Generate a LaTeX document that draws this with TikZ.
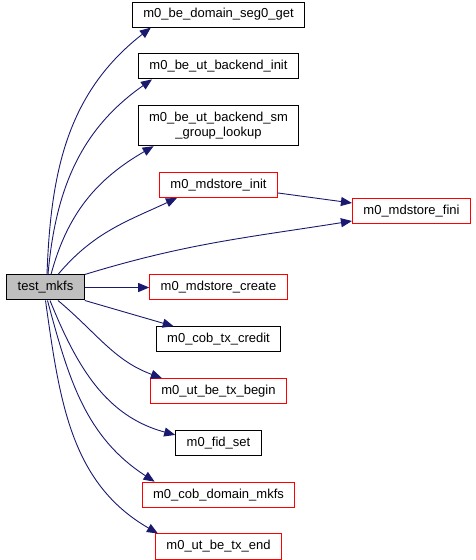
\documentclass[tikz,border=0pt]{standalone}
\usepackage{fontspec}
\setmainfont{Liberation Sans}
\usetikzlibrary{arrows.meta,positioning}
\definecolor{edgeblue}{HTML}{191970}
\definecolor{curgrey}{HTML}{BFBFBF}

\begin{document}
\begin{tikzpicture}[
  x=1pt, y=1pt, >={Triangle[length=11pt,width=9pt]},
  font=\fontsize{13}{15}\selectfont, node distance=25.8pt,
  fn/.style={draw=black, line width=1pt, fill=white,
             minimum height=25pt, inner xsep=11pt, inner ysep=2pt},
  fnred/.style={fn, draw=red},
  cur/.style={fn, fill=curgrey},
  arr/.style={->, draw=edgeblue, line width=0.9pt},
]
  \useasboundingbox (0,0) rectangle (476,560);

  \node[cur] (test) at (45.5,272.5) {test\_mkfs};
  \node[fnred] (create) at (218.5,272.5) {m0\_mdstore\_create};
  \node[fnred, above=76.5pt of create] (init) {m0\_mdstore\_init};
  \node[fn, above=of init, minimum height=40pt, align=center] (smlookup)
    {m0\_be\_ut\_backend\_sm\\\_group\_lookup};
  \node[fn, above=of smlookup] (backend) {m0\_be\_ut\_backend\_init};
  \node[fn, above=of backend] (seg0) {m0\_be\_domain\_seg0\_get};
  \node[fnred] (fini) at (411.5,348.5) {m0\_mdstore\_fini};
  \node[fn, below=of create] (credit) {m0\_cob\_tx\_credit};
  \node[fnred, below=of credit] (txbegin) {m0\_ut\_be\_tx\_begin};
  \node[fn, below=of txbegin] (fid) {m0\_fid\_set};
  \node[fnred, below=of fid] (domain) {m0\_cob\_domain\_mkfs};
  \node[fnred, below=of domain] (txend) {m0\_ut\_be\_tx\_end};

  \draw[arr] ([xshift=1.5pt]test.north) to[out=88, in=218] ([xshift=19pt]seg0.south west);
  \draw[arr] ([xshift=2.5pt]test.north) to[out=85, in=215] ([xshift=14pt]backend.south west);
  \draw[arr] ([xshift=5.5pt]test.north) to[out=75, in=210] ([xshift=16pt]smlookup.south west);
  \draw[arr] ([xshift=12.5pt]test.north) to[out=50, in=205] ([xshift=18pt]init.south west);
  \draw[arr] ([yshift=-8pt]init.east) -- ([yshift=8.5pt]fini.west);
  \draw[arr] (test.north east) to[out=17, in=189] ([yshift=-9.5pt]fini.west);
  \draw[arr] (test) -- (create);
  \draw[arr] (test.south east) -- ([xshift=18pt]credit.north west);
  \draw[arr] ([xshift=12.5pt]test.south) to[out=-40, in=160] ([xshift=12pt]txbegin.north west);
  \draw[arr] ([xshift=4.5pt]test.south) to[out=-68, in=165] ([yshift=8pt]fid.west);
  \draw[arr] ([xshift=2pt]test.south) to[out=-75, in=147] ([xshift=13pt]domain.north west);
  \draw[arr] (test.south) to[out=-82, in=150] ([xshift=3pt]txend.north west);
\end{tikzpicture}
\end{document}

————————

**SHORT TASK:**
All the material shown above is to be copied exactly, with no pictures carried over.

**WRITTEN RESPONSE:**
Generate a LaTeX document that draws this with TikZ.
\documentclass[tikz,border=0pt]{standalone}
\usepackage{fontspec}
\setmainfont{Liberation Sans}
\usetikzlibrary{arrows.meta,positioning}
\definecolor{edgeblue}{HTML}{191970}
\definecolor{curgrey}{HTML}{BFBFBF}

\begin{document}
\begin{tikzpicture}[
  x=1pt, y=1pt, >={Triangle[length=11pt,width=9pt]},
  font=\fontsize{13}{15}\selectfont, node distance=25.8pt,
  fn/.style={draw=black, line width=1pt, fill=white,
             minimum height=25pt, inner xsep=11pt, inner ysep=2pt},
  fnred/.style={fn, draw=red},
  cur/.style={fn, fill=curgrey},
  arr/.style={->, draw=edgeblue, line width=0.9pt},
]
  \useasboundingbox (0,0) rectangle (476,560);

  \node[cur] (test) at (45.5,272.5) {test\_mkfs};
  \node[fnred] (create) at (218.5,272.5) {m0\_mdstore\_create};
  \node[fnred, above=76.5pt of create] (init) {m0\_mdstore\_init};
  \node[fn, above=of init, minimum height=40pt, align=center] (smlookup)
    {m0\_be\_ut\_backend\_sm\\\_group\_lookup};
  \node[fn, above=of smlookup] (backend) {m0\_be\_ut\_backend\_init};
  \node[fn, above=of backend] (seg0) {m0\_be\_domain\_seg0\_get};
  \node[fnred] (fini) at (411.5,348.5) {m0\_mdstore\_fini};
  \node[fn, below=of create] (credit) {m0\_cob\_tx\_credit};
  \node[fnred, below=of credit] (txbegin) {m0\_ut\_be\_tx\_begin};
  \node[fn, below=of txbegin] (fid) {m0\_fid\_set};
  \node[fnred, below=of fid] (domain) {m0\_cob\_domain\_mkfs};
  \node[fnred, below=of domain] (txend) {m0\_ut\_be\_tx\_end};

  \draw[arr] ([xshift=1.5pt]test.north) to[out=88, in=218] ([xshift=19pt]seg0.south west);
  \draw[arr] ([xshift=2.5pt]test.north) to[out=85, in=215] ([xshift=14pt]backend.south west);
  \draw[arr] ([xshift=5.5pt]test.north) to[out=75, in=210] ([xshift=16pt]smlookup.south west);
  \draw[arr] ([xshift=12.5pt]test.north) to[out=50, in=205] ([xshift=18pt]init.south west);
  \draw[arr] ([yshift=-8pt]init.east) -- ([yshift=8.5pt]fini.west);
  \draw[arr] (test.north east) to[out=17, in=189] ([yshift=-9.5pt]fini.west);
  \draw[arr] (test) -- (create);
  \draw[arr] (test.south east) -- ([xshift=18pt]credit.north west);
  \draw[arr] ([xshift=12.5pt]test.south) to[out=-40, in=160] ([xshift=12pt]txbegin.north west);
  \draw[arr] ([xshift=4.5pt]test.south) to[out=-68, in=165] ([yshift=8pt]fid.west);
  \draw[arr] ([xshift=2pt]test.south) to[out=-75, in=147] ([xshift=13pt]domain.north west);
  \draw[arr] (test.south) to[out=-82, in=150] ([xshift=3pt]txend.north west);
\end{tikzpicture}
\end{document}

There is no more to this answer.